In this week’s excerpt Pastor Dano states that the Tenth Commandment is how the Apostle Paul realized that he had a sinful nature and that he needed a savior (which is true). Then Pastor Dano spends most of his discussion giving the Gospel. This is fine but not much detail regarding covetousness or why it was included in the Ten Commandments is given (remember that the purpose Ten Commandments is to protect the divine institutions).
It really doesn’t hurt to provide the Gospel regularly and I’m glad Pastor Dano did so again here. However, if any of my readers are looking for a more in-depth discussion of covetousness then I would like to recommend Bob Deffinbaugh’s write up titled “Everything You Ever Wanted to Know About Coveting — and a Whole Lot More! (Exodus 20:17)”. I would like to quote a couple of items from Pastor Deffinbaugh and urge anyone who is interested to follow the link.
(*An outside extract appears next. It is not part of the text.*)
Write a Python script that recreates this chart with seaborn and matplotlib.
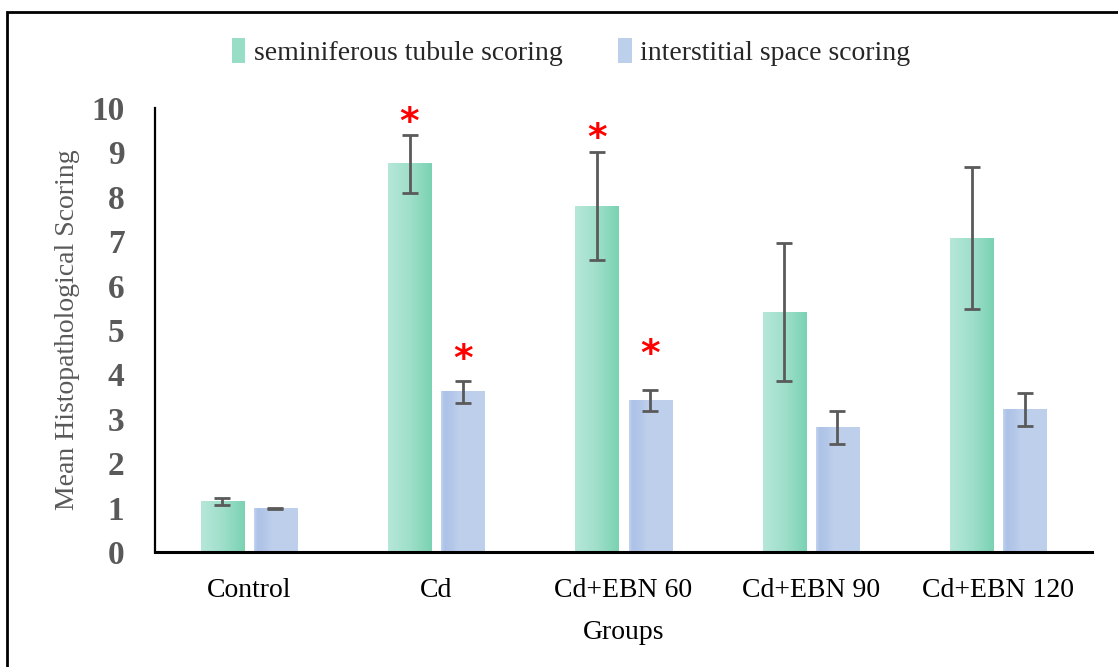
import numpy as np
import pandas as pd
import matplotlib
matplotlib.use("Agg")
import matplotlib.pyplot as plt
import seaborn as sns
from matplotlib.colors import LinearSegmentedColormap
from matplotlib.patches import Patch, Rectangle

groups = ["Control", "Cd", "Cd+EBN 60", "Cd+EBN 90", "Cd+EBN 120"]
series = ["seminiferous tubule scoring", "interstitial space scoring"]
st_mean = [1.14, 8.74, 7.79, 5.40, 7.07]
st_err = [0.08, 0.65, 1.21, 1.55, 1.60]
is_mean = [0.98, 3.61, 3.41, 2.80, 3.20]
is_err = [0.01, 0.25, 0.24, 0.37, 0.37]
# significance stars: (group index, series index, y position)
star_group = [1, 1, 2, 2]
star_series = [0, 1, 0, 1]
star_y = [9.66, 4.32, 9.30, 4.44]
yticks = [0, 1, 2, 3, 4, 5, 6, 7, 8, 9, 10]

sns.set_theme(style="white")
plt.rcParams["font.family"] = ["Liberation Serif", "DejaVu Serif"]

df = pd.DataFrame({
    "Group": groups * 2,
    "Series": [series[0]] * len(groups) + [series[1]] * len(groups),
    "Value": st_mean + is_mean,
})

green_c = "#98ddc6"
blue_c = "#bccfeb"

fig = plt.figure(figsize=(11.18, 6.67), dpi=100)
ax = fig.add_axes([155 / 1118, 1 - 552 / 667, (1092 - 155) / 1118, (552 - 108) / 667])

sns.barplot(data=df, x="Group", y="Value", hue="Series", order=groups,
            hue_order=series, palette=[green_c, blue_c], errorbar=None,
            width=0.567, gap=0.19, ax=ax, legend=False, saturation=1)

ax.set_ylim(0, 10)
ax.set_xlim(-0.5, len(groups) - 0.5)

# gradients on bars
green_cmap = LinearSegmentedColormap.from_list("g", ["#b6e7d9", "#9fdfca", "#7ad2b3"])
blue_cmap = LinearSegmentedColormap.from_list(
    "b", [(0, "#c3d3ee"), (0.08, "#adc2e7"), (0.25, "#b3c7e9"), (0.4, "#bdcfeb"), (1, "#bfd0ec")])
grad = np.linspace(0, 1, 256).reshape(1, -1)
patches = list(ax.patches)
n = len(groups)
centers = {}
for i, p in enumerate(patches):
    s = i // n
    g = i % n
    x0 = p.get_x()
    w = p.get_width()
    h = p.get_height()
    centers[(g, s)] = x0 + w / 2
    cmap = green_cmap if s == 0 else blue_cmap
    ax.imshow(grad, cmap=cmap, aspect="auto", extent=(x0, x0 + w, 0, h),
              zorder=1.5, interpolation="bilinear")
ax.set_ylim(0, 10)
ax.set_xlim(-0.5, len(groups) - 0.5)

# error bars
for s, (means, errs) in enumerate([(st_mean, st_err), (is_mean, is_err)]):
    xs = [centers[(g, s)] for g in range(n)]
    ax.errorbar(xs, means, yerr=errs, fmt="none", ecolor="#5a5a5a",
                elinewidth=2, capsize=6, capthick=2, zorder=3)

# stars
for g, s, y in zip(star_group, star_series, star_y):
    ax.text(centers[(g, s)], y, "*", color="red", fontsize=27, fontweight="bold",
            ha="center", va="center", zorder=4, family=["DejaVu Sans"])

ax.set_yticks(yticks)
ax.set_yticklabels([str(t) for t in yticks], fontsize=24, fontweight="bold", color="#595959")
ax.tick_params(axis="y", length=0, pad=22)
ax.tick_params(axis="x", length=0, pad=19, labelsize=20, labelcolor="black")
ax.set_xlabel("Groups", fontsize=20, color="black", labelpad=12)
ax.set_ylabel("Mean Histopathological Scoring", fontsize=20, color="#595959", labelpad=8)

for side in ["top", "right"]:
    ax.spines[side].set_visible(False)
ax.spines["left"].set_color("black")
ax.spines["left"].set_linewidth(1.6)
ax.spines["bottom"].set_color("black")
ax.spines["bottom"].set_linewidth(2.2)

handles = [Patch(facecolor=green_c, edgecolor="none"), Patch(facecolor=blue_c, edgecolor="none")]
fig.legend(handles, series, loc="center", bbox_to_anchor=(571 / 1118, 1 - 52 / 667),
           ncol=2, frameon=False, fontsize=20, handlelength=0.5, handleheight=1.0,
           handletextpad=0.3, columnspacing=2.0)

# outer frame (top and left visible)
fig.patches.append(Rectangle((7 / 1118, -0.1), 1.2, (1 - 12 / 667) + 0.1,
                             transform=fig.transFigure, fill=False,
                             edgecolor="black", linewidth=2, zorder=10))

fig.savefig("out.png", dpi=100)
Just because coveting is the root of all kinds of evil, we must be very careful not to conclude that all coveting is evil. The term “covet” for most of us is a loaded one, suggesting only evil desires. In the Scriptures, however, “covet” may be used both positively and negatively. One may covet in a good sense or in a bad sense, depending on the context in which the term is used.59 Our Lord strongly desired (He desired with desire, Luke 22:15) to eat the Passover with His disciples. Paul strongly desired to know Christ more intimately (Phil. 3:7-14), to be with those whom he loved in the Lord, as well as for their spiritual well-being and growth (cf. Phil. 1:7-11). Paul also encouraged the Corinthian saints to covet the better spiritual gifts:[…]
That is a good point to keep in mind!
Pastor Deffinbaugh also develops several points that I won’t go into in detail but I want to provide the summary of to whet your appetites to read further:
- It is only wrong to covet what God has denied us, or what is of little value.
- We covet most what we value most, what we believe to be good.
- What we covet most we will sacrifice to obtain.
- If God is the greatest good and of infinite value, then we men should covet having fellowship with Him, and make whatever sacrifice is required to attain and enjoy it.
- To covet anything more than God, is to place that thing we covet above God, which is idolatry.